Danny Medina built Fort Hancock into a dynasty, helping the Mustangs become one of four high schools in Texas to win four consecutive state football championships. Now he's working just to get kids to play.

Danny Medina is an assistant principal at Fort Hancock High School where he helped build the greatest six-man football dynasty in Texas history nearly four decades ago.

His title has changed, but his style has not. He is Fort Hancock’s drill sergeant.

Whenever a student earns a trip to Medina’s office, they enter a mini-museum of Fort Hancock football. Medina has all five state championship trophies from his eight-year stretch from 1986 to 1993 — four of them as head coach. He’s cut out every newspaper clipping from the era and framed it in a collage. Medina is 73 years old now, but his inner ball coach comes out when he points to these mementos and describes the discipline that earned them.

“We busted our asses in the weight room back in the 80s and 90s,” Medina said.

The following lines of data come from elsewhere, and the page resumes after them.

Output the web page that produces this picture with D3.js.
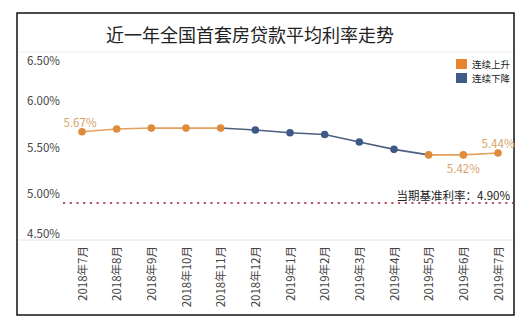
<!DOCTYPE html>
<html><head><meta charset="utf-8">
<script src="https://cdn.jsdelivr.net/npm/d3@7/dist/d3.min.js"></script>
<style>
html,body{margin:0;padding:0;background:#fff;}
svg{display:block;font-family:"Noto Sans CJK SC","Noto Sans",sans-serif;}
</style></head>
<body>
<svg id="chart" width="531" height="327"></svg>
<script>
const title = "近一年全国首套房贷款平均利率走势";
const categories = ["2018年7月","2018年8月","2018年9月","2018年10月","2018年11月","2018年12月",
  "2019年1月","2019年2月","2019年3月","2019年4月","2019年5月","2019年6月","2019年7月"];
const rates = [5.67,5.70,5.71,5.71,5.71,5.69,5.66,5.64,5.56,5.48,5.42,5.42,5.44];
const trend = ["up","up","up","up","up","down","down","down","down","down","up","up","up"];
const yTicks = [4.5,5.0,5.5,6.0,6.5];
const baseRate = 4.90;
const baseLabel = "当期基准利率：4.90%";
const legendLabels = ["连续上升","连续下降"];
const legendKeys = ["up","down"];
const valueLabels = [{i:0,pos:"above"},{i:11,pos:"below"},{i:12,pos:"above"}];

const pointColor = {up:"#de8c3a", down:"#3f5987"};
const lineColor = {up:"#e4a15c", down:"#4b607f"};
const legendColor = {up:"#e8842f", down:"#3f5a86"};

const svg = d3.select("#chart");
// frame
svg.append("rect").attr("x",17).attr("y",13).attr("width",497).attr("height",302)
  .attr("fill","#fff").attr("stroke","#111").attr("stroke-width",1.5);
svg.append("text").attr("x",250).attr("y",34).attr("text-anchor","middle")
  .attr("dominant-baseline","central").attr("font-size",18).attr("fill","#222").text(title);
svg.append("line").attr("x1",18).attr("x2",513).attr("y1",52).attr("y2",52)
  .attr("stroke","#eeeeee").attr("stroke-width",1.2);

const x = d3.scalePoint().domain(categories).range([82,498]);
const y = d3.scaleLinear().domain([4.5,6.5]).range([240,55]);

// x axis baseline
svg.append("line").attr("x1",18).attr("x2",513).attr("y1",y(4.5)).attr("y2",y(4.5))
  .attr("stroke","#e4e4e4").attr("stroke-width",1);

// y labels
const yAxis = d3.axisLeft(y).tickValues(yTicks).tickFormat(d=>d3.format(".2f")(d)+"%").tickSize(0);
const yg = svg.append("g").attr("transform","translate(27,0)").call(yAxis);
yg.select(".domain").remove();
yg.selectAll("text").attr("text-anchor","start").attr("x",0).attr("font-size",11.5)
  .attr("fill","#444").attr("font-family","'Noto Sans CJK SC','Noto Sans',sans-serif")
  .attr("dy",d=> d===6.5 ? "0.85em" : d===4.5 ? "-0.2em" : "0.32em");

// x labels
const xAxis = d3.axisBottom(x).tickSize(0);
const xg = svg.append("g").attr("transform","translate(0,246)").call(xAxis);
xg.select(".domain").remove();
xg.selectAll("text").attr("transform","rotate(-90)").attr("text-anchor","end")
  .attr("x",0).attr("y",0).attr("dy","0.35em").attr("font-size",11.5).attr("fill","#444")
  .attr("font-family","'Noto Sans CJK SC','Noto Sans',sans-serif");

// base rate dotted line
svg.append("line").attr("x1",63).attr("x2",513).attr("y1",y(baseRate)).attr("y2",y(baseRate))
  .attr("stroke","#b3566b").attr("stroke-width",2.2).attr("stroke-dasharray","2.2 4.5");
svg.append("text").attr("x",510).attr("y",y(baseRate)-8).attr("text-anchor","end")
  .attr("dominant-baseline","central").attr("font-size",11.5).attr("fill","#222").text(baseLabel);

// line segments
const segs = d3.range(rates.length-1).map(i=>({i, dir: rates[i+1] < rates[i] ? "down" : (trend[i+1])}));
svg.append("g").selectAll("line").data(segs).join("line")
  .attr("x1",d=>x(categories[d.i])).attr("y1",d=>y(rates[d.i]))
  .attr("x2",d=>x(categories[d.i+1])).attr("y2",d=>y(rates[d.i+1]))
  .attr("stroke",d=>lineColor[d.dir]).attr("stroke-width",1.6);

// points
svg.append("g").selectAll("circle").data(rates).join("circle")
  .attr("cx",(d,i)=>x(categories[i])).attr("cy",d=>y(d)).attr("r",3.8)
  .attr("fill",(d,i)=>pointColor[trend[i]]);

// value labels
svg.append("g").selectAll("text").data(valueLabels).join("text")
  .attr("x",d=>x(categories[d.i]) - (d.i===0?2:0))
  .attr("y",d=>y(rates[d.i]) + (d.pos==="above" ? -10 : 13))
  .attr("text-anchor","middle").attr("dominant-baseline","central")
  .attr("font-size",11.5).attr("fill","#d9a46c")
  .text(d=>d3.format(".2f")(rates[d.i])+"%");

// legend
const lg = svg.append("g").selectAll("g").data(legendKeys).join("g")
  .attr("transform",(d,i)=>`translate(456,${59+i*14})`);
lg.append("rect").attr("width",11).attr("height",10).attr("fill",d=>legendColor[d]);
lg.append("text").attr("x",16).attr("y",5).attr("dominant-baseline","central")
  .attr("font-size",9.5).attr("fill","#222").text((d,i)=>legendLabels[i]);
</script>
</body></html>
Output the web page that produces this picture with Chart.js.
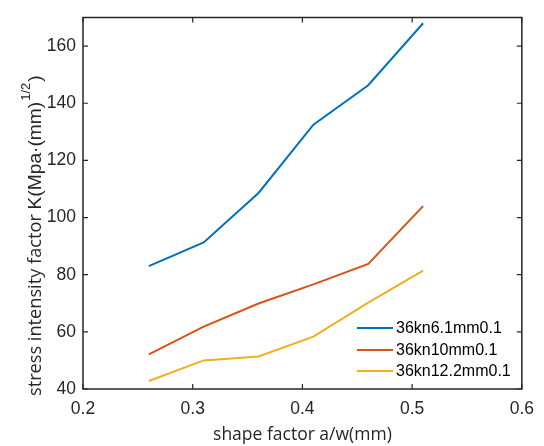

When the bell rang for the athletic period, every high school boy in Fort Hancock was in the weight room for 45 minutes of speed lifting. Then, they grabbed their shoulder pads and went to the field for 45 minutes of conditioning. Only after they’d finished bear crawling the field - from the 10-yard line and back, to the 20-yard line and back, and so on - and their tongues hung out of their mouths, cracked bone dry in the West Texas heat, did football practice start.

Fort Hancock’s extraordinary run was accomplished with ordinary athletes. The other teams were physically as talented. They could run as fast. They could deliver the same hits. But they couldn’t do it for as long. The boys who came through this program graduated as men who knew there were no shortcuts to success.

“It takes a lot of heart to be a champion,” said Harvey Vargas, a wide receiver from the Class of 1990. “It’s not just given to you.”

Medina doesn’t see that heart anymore.